Repeat the material below exactly, with no pictures.
# Given data start
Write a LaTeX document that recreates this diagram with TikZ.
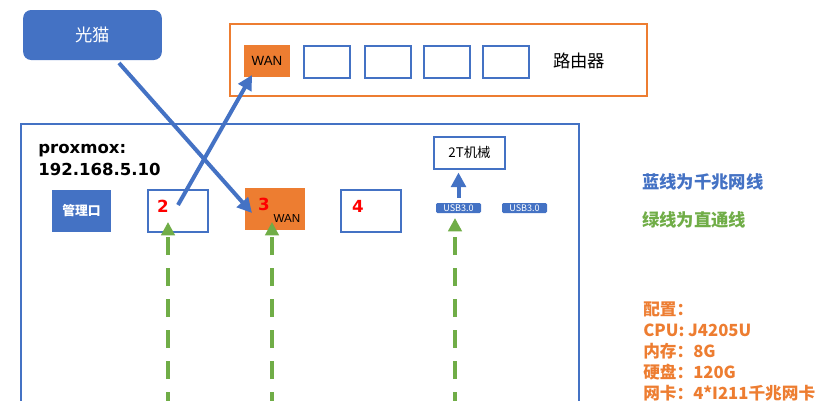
\documentclass[tikz,border=0pt]{standalone}
\usepackage{fontspec}
\setmainfont{Noto Sans CJK SC}
\newfontfamily\arialfont{Liberation Sans}
\newfontfamily\dejafont{DejaVu Sans}
\usetikzlibrary{arrows.meta}
\definecolor{msblue}{HTML}{4472C4}
\definecolor{msorange}{HTML}{ED7D31}
\definecolor{msgreen}{HTML}{70AD47}
\tikzset{
  port/.style={draw=msblue, line width=1.5pt, fill=white, inner sep=0pt, minimum width=34.5pt, minimum height=24pt},
  nic/.style={draw=msblue, line width=1.5pt, fill=white, inner sep=0pt, minimum width=45pt, minimum height=31.5pt},
  usb/.style={fill=msblue, rounded corners=1pt, text=white, inner sep=0pt, minimum width=33.75pt, minimum height=7.5pt, font=\fontsize{6.8}{6.8}\selectfont},
  digit/.style={text=red, font=\dejafont\bfseries\fontsize{12.5}{12.5}\selectfont},
  gige/.style={draw=msblue, line width=3pt, -{Triangle[length=11pt,width=11pt]}},
  direct/.style={draw=msgreen, line width=3pt, dash pattern=on 13.5pt off 9.75pt, -{Triangle[length=10pt,width=10pt]}},
}
\begin{document}
\begin{tikzpicture}[x=0.75pt, y=-0.75pt]
\useasboundingbox (0,0) rectangle (837,400);
\clip (0,0) rectangle (837,400);
% modem and router
\node[fill=msblue, rounded corners=6pt, minimum width=104pt, minimum height=37.5pt, text=white, font=\fontsize{13}{13}\selectfont] (modem) at (92.5,35) {光猫};
\node[draw=msorange, line width=1.5pt, minimum width=312.75pt, minimum height=54pt] (router) at (438.5,60) {};
\node[fill=msorange, inner sep=0pt, minimum width=34.5pt, minimum height=24pt, font=\arialfont\fontsize{10}{10}\selectfont] (wan) at (267,61) {WAN};
\foreach \x [count=\i] in {327,388,447,506}
  \node[port] (r\i) at (\x,62) {};
\node[anchor=west, inner sep=0pt, font=\fontsize{13}{13}\selectfont] (rname) at (553,61) {路由器};
% proxmox host
\node[draw=msblue, line width=1.5pt, anchor=north west, minimum width=418.5pt, minimum height=225pt] (host) at (20,123) {};
\node[anchor=base west, align=left, inner sep=0pt, font=\dejafont\bfseries\fontsize{12.4}{16.5}\selectfont] (pve) at (38,175) {proxmox:\\192.168.5.10};
\node[fill=msblue, inner sep=0pt, minimum width=44.25pt, minimum height=31.5pt, text=white, font=\bfseries\fontsize{9.6}{9.6}\selectfont] (mgmt) at (81.5,211) {管理口};
\node[nic] (p2) at (178,211) {};
\node[nic, draw=none, fill=msorange] (p3) at (275,209) {};
\node[nic] (p4) at (371,211) {};
\node[digit] (n2) at (163,206) {2};
\node[digit] (n3) at (264,204) {3};
\node[digit] (n4) at (358,206) {4};
\node[font=\arialfont\fontsize{8.7}{8.7}\selectfont] (w3) at (287,219) {WAN};
\node[draw=msblue, line width=1.5pt, inner sep=0pt, minimum width=53.25pt, minimum height=24pt, font=\fontsize{10}{10}\selectfont] (disk) at (469.5,152.5) {2T机械};
\node[usb] (usb1) at (458.5,208) {USB3.0};
\node[usb] (usb2) at (524.5,208) {USB3.0};
% legend
\node[anchor=west, inner sep=0pt, text=msblue, font=\bfseries\fontsize{13}{13}\selectfont] (lblue) at (642,182) {蓝线为千兆网线};
\node[anchor=west, inner sep=0pt, text=msgreen, font=\bfseries\fontsize{13}{13}\selectfont] (lgreen) at (642,220) {绿线为直通线};
\node[anchor=base west, align=left, inner sep=0pt, text=msorange, font=\bfseries\fontsize{12.5}{15.75}\selectfont] (spec) at (643,399.5)
  {配置：\\CPU: J4205U\\内存：8G\\硬盘：120G\\网卡：4*I211千兆网卡};
% connectors
\coordinate (m0) at (119,63);
\coordinate (m1) at (252,213);
\coordinate (e0) at (178,205);
\coordinate (e1) at (252,75);
\draw[gige] (m0) -- (m1);
\draw[gige] (e0) -- (e1);
\draw[gige, shorten <=3.75pt, shorten >=2.25pt] (usb1.north) -- (usb1.north |- disk.south);
\coordinate (g2) at (168,410);
\coordinate (t2) at (168,222);
\coordinate (g3) at (272,410);
\coordinate (t3) at (272,222);
\coordinate (g4) at (455,410);
\coordinate (t4) at (455,218);
\draw[direct] (g2) -- (t2);
\draw[direct] (g3) -- (t3);
\draw[direct] (g4) -- (t4);
\end{tikzpicture}
\end{document}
# Given data end
**Task answer:**
Write a LaTeX document that recreates this diagram with TikZ.
\documentclass[tikz,border=0pt]{standalone}
\usepackage{fontspec}
\setmainfont{Noto Sans CJK SC}
\newfontfamily\arialfont{Liberation Sans}
\newfontfamily\dejafont{DejaVu Sans}
\usetikzlibrary{arrows.meta}
\definecolor{msblue}{HTML}{4472C4}
\definecolor{msorange}{HTML}{ED7D31}
\definecolor{msgreen}{HTML}{70AD47}
\tikzset{
  port/.style={draw=msblue, line width=1.5pt, fill=white, inner sep=0pt, minimum width=34.5pt, minimum height=24pt},
  nic/.style={draw=msblue, line width=1.5pt, fill=white, inner sep=0pt, minimum width=45pt, minimum height=31.5pt},
  usb/.style={fill=msblue, rounded corners=1pt, text=white, inner sep=0pt, minimum width=33.75pt, minimum height=7.5pt, font=\fontsize{6.8}{6.8}\selectfont},
  digit/.style={text=red, font=\dejafont\bfseries\fontsize{12.5}{12.5}\selectfont},
  gige/.style={draw=msblue, line width=3pt, -{Triangle[length=11pt,width=11pt]}},
  direct/.style={draw=msgreen, line width=3pt, dash pattern=on 13.5pt off 9.75pt, -{Triangle[length=10pt,width=10pt]}},
}
\begin{document}
\begin{tikzpicture}[x=0.75pt, y=-0.75pt]
\useasboundingbox (0,0) rectangle (837,400);
\clip (0,0) rectangle (837,400);
% modem and router
\node[fill=msblue, rounded corners=6pt, minimum width=104pt, minimum height=37.5pt, text=white, font=\fontsize{13}{13}\selectfont] (modem) at (92.5,35) {光猫};
\node[draw=msorange, line width=1.5pt, minimum width=312.75pt, minimum height=54pt] (router) at (438.5,60) {};
\node[fill=msorange, inner sep=0pt, minimum width=34.5pt, minimum height=24pt, font=\arialfont\fontsize{10}{10}\selectfont] (wan) at (267,61) {WAN};
\foreach \x [count=\i] in {327,388,447,506}
  \node[port] (r\i) at (\x,62) {};
\node[anchor=west, inner sep=0pt, font=\fontsize{13}{13}\selectfont] (rname) at (553,61) {路由器};
% proxmox host
\node[draw=msblue, line width=1.5pt, anchor=north west, minimum width=418.5pt, minimum height=225pt] (host) at (20,123) {};
\node[anchor=base west, align=left, inner sep=0pt, font=\dejafont\bfseries\fontsize{12.4}{16.5}\selectfont] (pve) at (38,175) {proxmox:\\192.168.5.10};
\node[fill=msblue, inner sep=0pt, minimum width=44.25pt, minimum height=31.5pt, text=white, font=\bfseries\fontsize{9.6}{9.6}\selectfont] (mgmt) at (81.5,211) {管理口};
\node[nic] (p2) at (178,211) {};
\node[nic, draw=none, fill=msorange] (p3) at (275,209) {};
\node[nic] (p4) at (371,211) {};
\node[digit] (n2) at (163,206) {2};
\node[digit] (n3) at (264,204) {3};
\node[digit] (n4) at (358,206) {4};
\node[font=\arialfont\fontsize{8.7}{8.7}\selectfont] (w3) at (287,219) {WAN};
\node[draw=msblue, line width=1.5pt, inner sep=0pt, minimum width=53.25pt, minimum height=24pt, font=\fontsize{10}{10}\selectfont] (disk) at (469.5,152.5) {2T机械};
\node[usb] (usb1) at (458.5,208) {USB3.0};
\node[usb] (usb2) at (524.5,208) {USB3.0};
% legend
\node[anchor=west, inner sep=0pt, text=msblue, font=\bfseries\fontsize{13}{13}\selectfont] (lblue) at (642,182) {蓝线为千兆网线};
\node[anchor=west, inner sep=0pt, text=msgreen, font=\bfseries\fontsize{13}{13}\selectfont] (lgreen) at (642,220) {绿线为直通线};
\node[anchor=base west, align=left, inner sep=0pt, text=msorange, font=\bfseries\fontsize{12.5}{15.75}\selectfont] (spec) at (643,399.5)
  {配置：\\CPU: J4205U\\内存：8G\\硬盘：120G\\网卡：4*I211千兆网卡};
% connectors
\coordinate (m0) at (119,63);
\coordinate (m1) at (252,213);
\coordinate (e0) at (178,205);
\coordinate (e1) at (252,75);
\draw[gige] (m0) -- (m1);
\draw[gige] (e0) -- (e1);
\draw[gige, shorten <=3.75pt, shorten >=2.25pt] (usb1.north) -- (usb1.north |- disk.south);
\coordinate (g2) at (168,410);
\coordinate (t2) at (168,222);
\coordinate (g3) at (272,410);
\coordinate (t3) at (272,222);
\coordinate (g4) at (455,410);
\coordinate (t4) at (455,218);
\draw[direct] (g2) -- (t2);
\draw[direct] (g3) -- (t3);
\draw[direct] (g4) -- (t4);
\end{tikzpicture}
\end{document}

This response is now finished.